History |
Aoife was born about 1145, the daughter of Diarmaid Macmurchada, king of Leinster, and his wife Mor (O\'Toole).
On the 29 August 1170, following the Norman invasion of Ireland that her father had requested, Aoife married Richard FitzGilbert de Clare, 2nd earl of Pembroke, better known as \'Strongbow\', the leader of the Norman invasion force, in Reginald\'s Tower in Waterford. Her husband was the son of Gilbert de Clare, earl of Pembroke, and Isabel de Beaumont. Aoife had been promised to him by her father, who had visited England to ask for an invasion army. He was not allowed to give his daughter away, as under Early Irish Law Aoife had the choice of whom she married, though she had to agree to an arranged marriage.

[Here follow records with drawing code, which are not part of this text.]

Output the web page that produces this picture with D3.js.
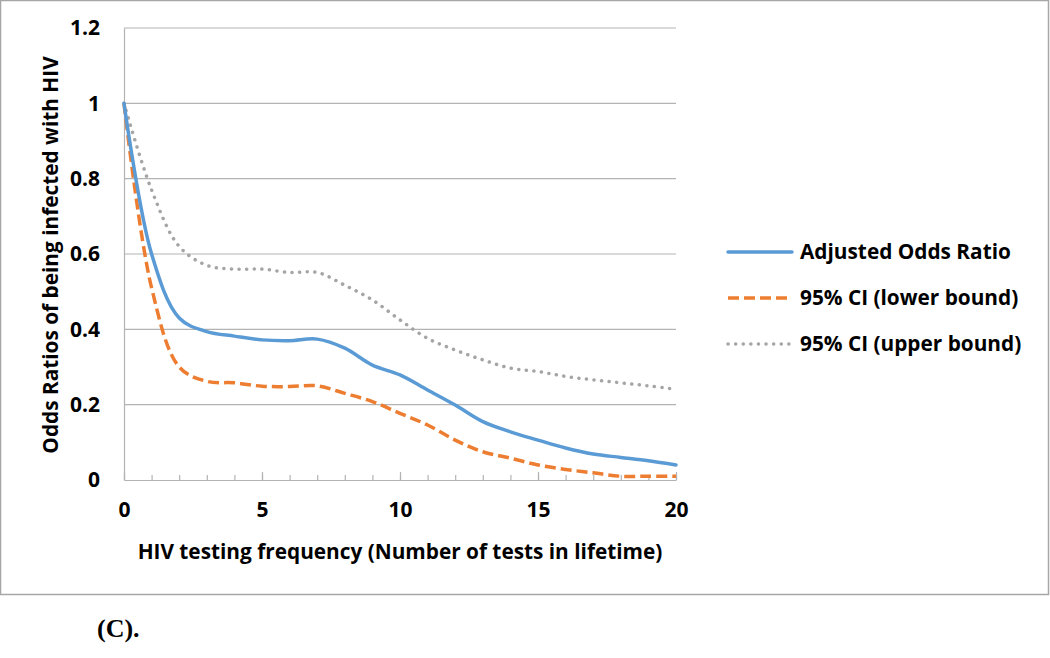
<!DOCTYPE html>
<html><head><meta charset="utf-8">
<script src="https://cdn.jsdelivr.net/npm/d3@7/dist/d3.min.js"></script>
<style>body{margin:0;background:#fff}svg{display:block}</style>
</head><body>
<script>
const tests = [0,1,2,3,4,5,6,7,8,9,10,11,12,13,14,15,16,17,18,19,20];
const adjustedOR = [1.0,0.60,0.43,0.394,0.382,0.372,0.370,0.374,0.350,0.305,0.279,0.239,0.199,0.155,0.128,0.106,0.085,0.069,0.060,0.051,0.040];
const lowerCI = [1.0,0.51,0.30,0.262,0.258,0.249,0.248,0.250,0.230,0.208,0.177,0.146,0.106,0.075,0.058,0.040,0.028,0.019,0.010,0.010,0.010];
const upperCI = [1.0,0.77,0.62,0.570,0.560,0.560,0.551,0.551,0.517,0.478,0.425,0.376,0.345,0.319,0.297,0.288,0.275,0.266,0.258,0.250,0.241];
const xTicks = [0,5,10,15,20];
const yTicks = [0,0.2,0.4,0.6,0.8,1,1.2];
const seriesNames = ["Adjusted Odds Ratio","95% CI (lower bound)","95% CI (upper bound)"];

const W=1050,H=658;
const svg=d3.select("body").append("svg").attr("width",W).attr("height",H);
const font="'Open Sans', Lato, sans-serif";
svg.append("rect").attr("x",0.5).attr("y",0.5).attr("width",1048).attr("height",594)
  .attr("fill","#fff").attr("stroke","#a6a6a6").attr("stroke-width",1.5);

const x=d3.scaleLinear().domain([0,20]).range([124,676]);
const y=d3.scaleLinear().domain([0,1.2]).range([480,28]);
const grid="#b3b3b3";

// gridlines
svg.append("g").selectAll("line").data(yTicks.filter(d=>d>0)).join("line")
  .attr("x1",x(0)).attr("x2",x(20)).attr("y1",d=>y(d)).attr("y2",d=>y(d))
  .attr("stroke",grid).attr("stroke-width",1.2);

// y axis
const yAx=svg.append("g").attr("transform",`translate(${x(0)},0)`)
  .call(d3.axisLeft(y).tickValues(yTicks).tickSize(0).tickPadding(24).tickFormat(d3.format("~g")));
yAx.select(".domain").attr("stroke",grid).attr("stroke-width",1.2);
yAx.selectAll("text").attr("font-family",font).attr("font-weight","bold").attr("font-size",21).attr("fill","#000");

// x axis minor ticks
const xAx=svg.append("g").attr("transform",`translate(0,${y(0)})`)
  .call(d3.axisBottom(x).tickValues(tests).tickSizeInner(-5).tickSizeOuter(0).tickFormat(""));
xAx.select(".domain").attr("stroke",grid).attr("stroke-width",1.2);
xAx.selectAll(".tick line").attr("stroke",grid).attr("stroke-width",1.2);
const xAx2=svg.append("g").attr("transform",`translate(0,${y(0)})`)
  .call(d3.axisBottom(x).tickValues(xTicks).tickSizeInner(-8).tickSizeOuter(0).tickPadding(22));
xAx2.select(".domain").remove();
xAx2.selectAll(".tick line").attr("stroke",grid).attr("stroke-width",1.2);
xAx2.selectAll("text").attr("font-family",font).attr("font-weight","bold").attr("font-size",21).attr("fill","#000");

// axis titles
svg.append("text").attr("x",400).attr("y",559).attr("text-anchor","middle")
  .attr("font-family",font).attr("font-weight","bold").attr("font-size",20.8).text("HIV testing frequency (Number of tests in lifetime)");
svg.append("text").attr("transform","translate(58,255) rotate(-90)").attr("text-anchor","middle")
  .attr("font-family",font).attr("font-weight","bold").attr("font-size",20.8).text("Odds Ratios of being infected with HIV");

const styles=[
  {c:"#5b9bd5",w:3.5,dash:null,cap:"round"},
  {c:"#ed7d31",w:3.5,dash:"11 5",cap:"butt"},
  {c:"#a5a5a5",w:3.5,dash:"0.1 7.5",cap:"round"}
];
const data=[adjustedOR,lowerCI,upperCI];
const line=d3.line().x((d,i)=>x(tests[i])).y(d=>y(d)).curve(d3.curveCatmullRom.alpha(0.5));
[2,1,0].forEach(k=>{
  svg.append("path").datum(data[k]).attr("d",line).attr("fill","none")
    .attr("stroke",styles[k].c).attr("stroke-width",styles[k].w)
    .attr("stroke-dasharray",styles[k].dash).attr("stroke-linecap",styles[k].cap).attr("stroke-linejoin","round");
});

// legend
const ly=[252,298,344];
seriesNames.forEach((n,k)=>{
  svg.append("line").attr("x1",728).attr("x2",792).attr("y1",ly[k]).attr("y2",ly[k])
    .attr("stroke",styles[k].c).attr("stroke-width",styles[k].w)
    .attr("stroke-dasharray",styles[k].dash).attr("stroke-linecap",styles[k].cap);
  svg.append("text").attr("x",800).attr("y",ly[k]).attr("dy","0.35em")
    .attr("font-family",font).attr("font-weight","bold").attr("font-size",20.8).text(n);
});

svg.append("text").attr("x",97).attr("y",637).attr("font-family","'Liberation Serif', 'DejaVu Serif', serif")
  .attr("font-weight","bold").attr("font-size",26).text("(C).");
</script>
</body></html>
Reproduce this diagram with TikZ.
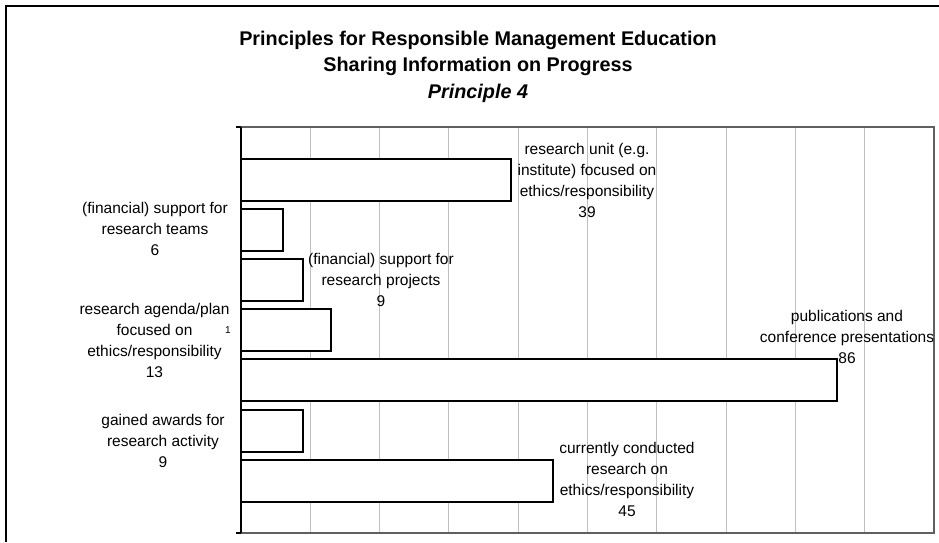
\documentclass[tikz,border=0pt]{standalone}
\usepackage{fontspec}
\setmainfont{Liberation Sans}
\begin{document}
\begin{tikzpicture}[x=1pt,y=-1pt,
  lbl/.style={inner sep=0pt, align=center, text height=11.5pt, text depth=3.5pt,
    font=\fontsize{15.5}{21}\selectfont},
  ttl/.style={inner sep=0pt, align=center, text height=14pt, text depth=4pt,
    font=\fontsize{19.8}{26.5}\selectfont\bfseries},
  bar/.style={draw=black, line width=2pt, fill=white},
  grid/.style={draw=gray!50, line width=0.9pt},
  frame/.style={draw=black, line width=1.6pt}]
\useasboundingbox (0,0) rectangle (939,542);
% outer chart frame (left and top visible)
\draw[frame] (6,542) -- (6,6) -- (939,6);
% gridlines
\foreach \k in {1,...,9} {
  \draw[grid] ({241+69.3*\k},127) -- ({241+69.3*\k},533);
}
% plot area border
\draw[draw=gray!75!black, line width=1.3pt] (241,127) -- (934,127) -- (934,533) -- (241,533);
% bars (value 0..100 over 241..934)
\foreach \v [count=\i from 0] in {39,6,9,13,86,9,45} {
  \draw[bar] (241,{159+50.1*\i}) rectangle ({241+6.93*\v},{201+50.1*\i});
}
% category axis
\draw[draw=black, line width=1.5pt] (241,127) -- (241,533);
\draw[draw=black, line width=1.3pt] (236,127) -- (241,127);
\draw[draw=black, line width=1.3pt] (236,533) -- (241,533);
% title
\node[ttl] (title) at (478,93) {Principles for Responsible Management Education\\Sharing Information on Progress\\\textit{Principle 4}};
% data labels
\node[lbl] (l1) at (587,213) {research unit (e.g.\\institute) focused on\\ethics/responsibility\\39};
\node[lbl] (l2) at (155,251.5) {(financial) support for\\research teams\\6};
\node[lbl] (l3) at (381,302.5) {(financial) support for\\research projects\\9};
\node[lbl] (l4) at (154.5,373) {research agenda/plan\\focused on\\ethics/responsibility\\13};
\node[inner sep=0pt, font=\fontsize{10}{12}\selectfont] (l4b) at (228,330) {1};
\node[lbl] (l5) at (847,359.5) {publications and\\conference presentations\\86};
\node[lbl] (l6) at (163,463.5) {gained awards for\\research activity\\9};
\node[lbl] (l7) at (627,512.5) {currently conducted\\research on\\ethics/responsibility\\45};
\end{tikzpicture}
\end{document}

Under Anglo-Norman law, this gave Strongbowe succession rights to the kingdom of Leinster. Under Irish Brehon law, the marriage gave her a life interest only, after which any land would normally revert to male cousins; but Brehon law also recognised a transfer of \'swordland\' following a conquest.
Aoife and Richard had two sons and a daughter Isabel, but only Isabel, her father\'s immensely wealthy heiress, would have progeny, marrying the great knight and statesman William Marshal, who became earl of Pembroke in her right.